→ **To be done**: The listing below begins with the first line you should copy; stop after the line containing "700000, 1000000, 1350000];", and drop every picture.

→ **Recorded data**:
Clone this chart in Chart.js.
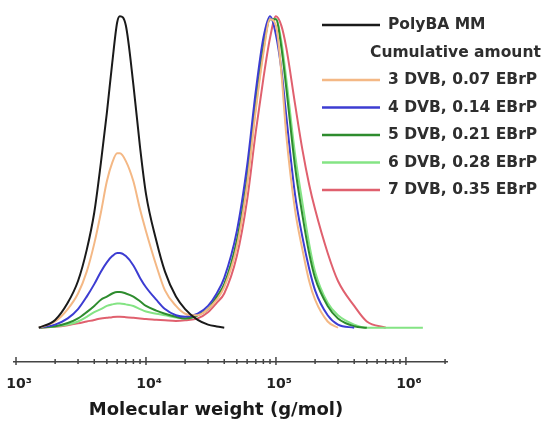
<!DOCTYPE html>
<html>
<head>
<meta charset="utf-8">
<script src="https://cdn.jsdelivr.net/npm/chart.js@4.4.0/dist/chart.umd.min.js"></script>
<style>
  html, body { margin: 0; padding: 0; background: #fff; }
</style>
</head>
<body>
<canvas id="gpcChart" width="548" height="427"></canvas>
<script>
// molecular weight (g/mol) sample points
var mw = [1500, 2000, 2500, 3000, 3500, 4000, 4500, 5000, 5500, 6000, 6300, 7000, 8000, 9000, 10000,
  12000, 14000, 17000, 20000, 25000, 30000, 35000, 40000, 50000, 60000, 70000, 80000, 90000, 100000,
  110000, 120000, 140000, 160000, 180000, 200000, 250000, 300000, 400000, 500000, 700000, 1000000, 1350000];

// normalised RI signal
var polyBA = [0, 0.025, 0.08, 0.15, 0.25, 0.37, 0.53, 0.69, 0.85, 0.98, 1.0, 0.97, 0.78, 0.58, 0.43,
  0.28, 0.18, 0.10, 0.06, 0.025, 0.01, 0.004, 0, null, null, null, null, null, null,
  null, null, null, null, null, null, null, null, null, null, null, null, null];
var dvb3 = [0, 0.02, 0.06, 0.11, 0.18, 0.27, 0.37, 0.47, 0.53, 0.56, 0.56, 0.535, 0.47, 0.38, 0.31,
  0.20, 0.12, 0.07, 0.045, 0.04, 0.06, 0.09, 0.13, 0.26, 0.46, 0.70, 0.88, 0.99, 0.97,
  0.82, 0.62, 0.38, 0.25, 0.15, 0.09, 0.02, 0, null, null, null, null, null];
var dvb4 = [0, 0.01, 0.03, 0.06, 0.10, 0.14, 0.18, 0.21, 0.23, 0.24, 0.24, 0.23, 0.20, 0.16, 0.13,
  0.09, 0.06, 0.04, 0.035, 0.045, 0.07, 0.11, 0.16, 0.31, 0.52, 0.76, 0.93, 1.0, 0.94,
  0.83, 0.68, 0.43, 0.29, 0.19, 0.12, 0.04, 0.01, 0, null, null, null, null];
var dvb5 = [0, 0.005, 0.015, 0.03, 0.05, 0.07, 0.09, 0.10, 0.11, 0.115, 0.115, 0.11, 0.10, 0.085, 0.07,
  0.055, 0.045, 0.035, 0.03, 0.04, 0.06, 0.10, 0.14, 0.28, 0.48, 0.72, 0.90, 0.99, 0.99,
  0.90, 0.77, 0.52, 0.36, 0.24, 0.16, 0.07, 0.03, 0.005, 0, null, null, null];
var dvb6 = [0, 0.004, 0.01, 0.02, 0.035, 0.05, 0.06, 0.07, 0.075, 0.078, 0.078, 0.075, 0.07, 0.06, 0.052,
  0.045, 0.04, 0.033, 0.03, 0.04, 0.06, 0.095, 0.135, 0.27, 0.47, 0.71, 0.89, 0.99, 0.99,
  0.92, 0.80, 0.56, 0.40, 0.27, 0.18, 0.08, 0.04, 0.01, 0, 0, 0, 0];
var dvb7 = [0, 0.003, 0.008, 0.014, 0.02, 0.025, 0.03, 0.032, 0.034, 0.035, 0.035, 0.034, 0.032, 0.03, 0.028,
  0.026, 0.024, 0.022, 0.024, 0.03, 0.05, 0.08, 0.11, 0.23, 0.41, 0.63, 0.80, 0.93, 1.0,
  0.97, 0.90, 0.72, 0.57, 0.46, 0.38, 0.24, 0.15, 0.07, 0.02, 0, null, null];

var seriesNames = ['PolyBA MM', '3 DVB, 0.07 EBrP', '4 DVB, 0.14 EBrP', '5 DVB, 0.21 EBrP', '6 DVB, 0.28 EBrP', '7 DVB, 0.35 EBrP'];
var seriesData = [polyBA, dvb3, dvb4, dvb5, dvb6, dvb7];
var seriesColors = ['#1a1a1a', '#f4b885', '#3c3cd2', '#2e8c2e', '#84e484', '#e0606e'];
var majorTicks = [1000, 10000, 100000, 1000000];
var tickLabels = ['10\u00b3', '10\u2074', '10\u2075', '10\u2076'];
var legendHeader = 'Cumulative amount';
var xTitle = 'Molecular weight (g/mol)';

function toPoints(ys) {
  var pts = [];
  for (var i = 0; i < mw.length; i++) pts.push({ x: mw[i], y: ys[i] });
  return pts;
}

var datasets = seriesNames.map(function (name, i) {
  return {
    label: name,
    data: toPoints(seriesData[i]),
    borderColor: seriesColors[i],
    borderWidth: 2,
    pointRadius: 0,
    fill: false,
    spanGaps: false,
    cubicInterpolationMode: 'monotone'
  };
});

// minor + major tick marks crossing the x axis line, plus the axis title
var axisTicks = {
  id: 'axisTicks',
  afterDraw: function (chart) {
    var sx = chart.scales.x, c = chart.ctx, y = sx.top;
    c.save();
    c.strokeStyle = '#444';
    c.lineWidth = 1.5;
    for (var d = 3; d <= 6; d++) {
      for (var m = 1; m <= 9; m++) {
        var v = m * Math.pow(10, d);
        if (v < sx.min || v > sx.max) continue;
        var px = sx.getPixelForValue(v);
        c.beginPath();
        if (m === 1) { c.moveTo(px, y - 5); c.lineTo(px, y + 3); }
        else { c.moveTo(px, y - 3); c.lineTo(px, y + 2); }
        c.stroke();
      }
    }
    c.font = 'bold 18px "DejaVu Sans"';
    c.fillStyle = '#1a1a1a';
    c.textAlign = 'center';
    c.textBaseline = 'middle';
    c.fillText(xTitle, 216, 410);
    c.restore();
  }
};

// legend laid over the plot, top right
var sideLegend = {
  id: 'sideLegend',
  afterDraw: function (chart) {
    var c = chart.ctx;
    c.save();
    c.font = 'bold 15.5px "DejaVu Sans"';
    c.fillStyle = '#2e2e2e';
    c.textBaseline = 'middle';
    var rowY = 25, step = 27.5;
    chart.data.datasets.forEach(function (ds, i) {
      if (i === 1) {
        c.fillText(legendHeader, 370, rowY);
        rowY += step;
      }
      c.strokeStyle = ds.borderColor;
      c.lineWidth = 2.5;
      c.beginPath();
      c.moveTo(322, rowY);
      c.lineTo(380, rowY);
      c.stroke();
      c.fillText(ds.label, 388, rowY);
      rowY += step;
    });
    c.restore();
  }
};

new Chart(document.getElementById('gpcChart').getContext('2d'), {
  type: 'line',
  data: { datasets: datasets },
  options: {
    responsive: false,
    animation: false,
    layout: { padding: { left: 14, right: 101, top: 10, bottom: 3 } },
    plugins: { legend: { display: false }, tooltip: { enabled: false } },
    scales: {
      x: {
        type: 'logarithmic',
        min: 965,
        max: 2070000,
        grid: { display: false, drawTicks: false },
        border: { display: true, color: '#444', width: 1.5 },
        afterBuildTicks: function (axis) {
          axis.ticks = majorTicks.map(function (v) { return { value: v }; });
        },
        afterFit: function (axis) {
          axis.height = 62;
          axis.paddingLeft = 0;
          axis.paddingRight = 0;
        },
        ticks: {
          autoSkip: false,
          maxRotation: 0,
          padding: 14,
          labelOffset: 3,
          color: '#222',
          font: { family: 'DejaVu Sans', weight: 'bold', size: 14 },
          callback: function (value) {
            var i = majorTicks.indexOf(value);
            return i >= 0 ? tickLabels[i] : '';
          }
        },
        title: { display: false }
      },
      y: {
        display: false,
        min: -0.11,
        max: 1.02
      }
    }
  },
  plugins: [axisTicks, sideLegend]
});
</script>
</body>
</html>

→ **The completed task**:
Clone this chart in Chart.js.
<!DOCTYPE html>
<html>
<head>
<meta charset="utf-8">
<script src="https://cdn.jsdelivr.net/npm/chart.js@4.4.0/dist/chart.umd.min.js"></script>
<style>
  html, body { margin: 0; padding: 0; background: #fff; }
</style>
</head>
<body>
<canvas id="gpcChart" width="548" height="427"></canvas>
<script>
// molecular weight (g/mol) sample points
var mw = [1500, 2000, 2500, 3000, 3500, 4000, 4500, 5000, 5500, 6000, 6300, 7000, 8000, 9000, 10000,
  12000, 14000, 17000, 20000, 25000, 30000, 35000, 40000, 50000, 60000, 70000, 80000, 90000, 100000,
  110000, 120000, 140000, 160000, 180000, 200000, 250000, 300000, 400000, 500000, 700000, 1000000, 1350000];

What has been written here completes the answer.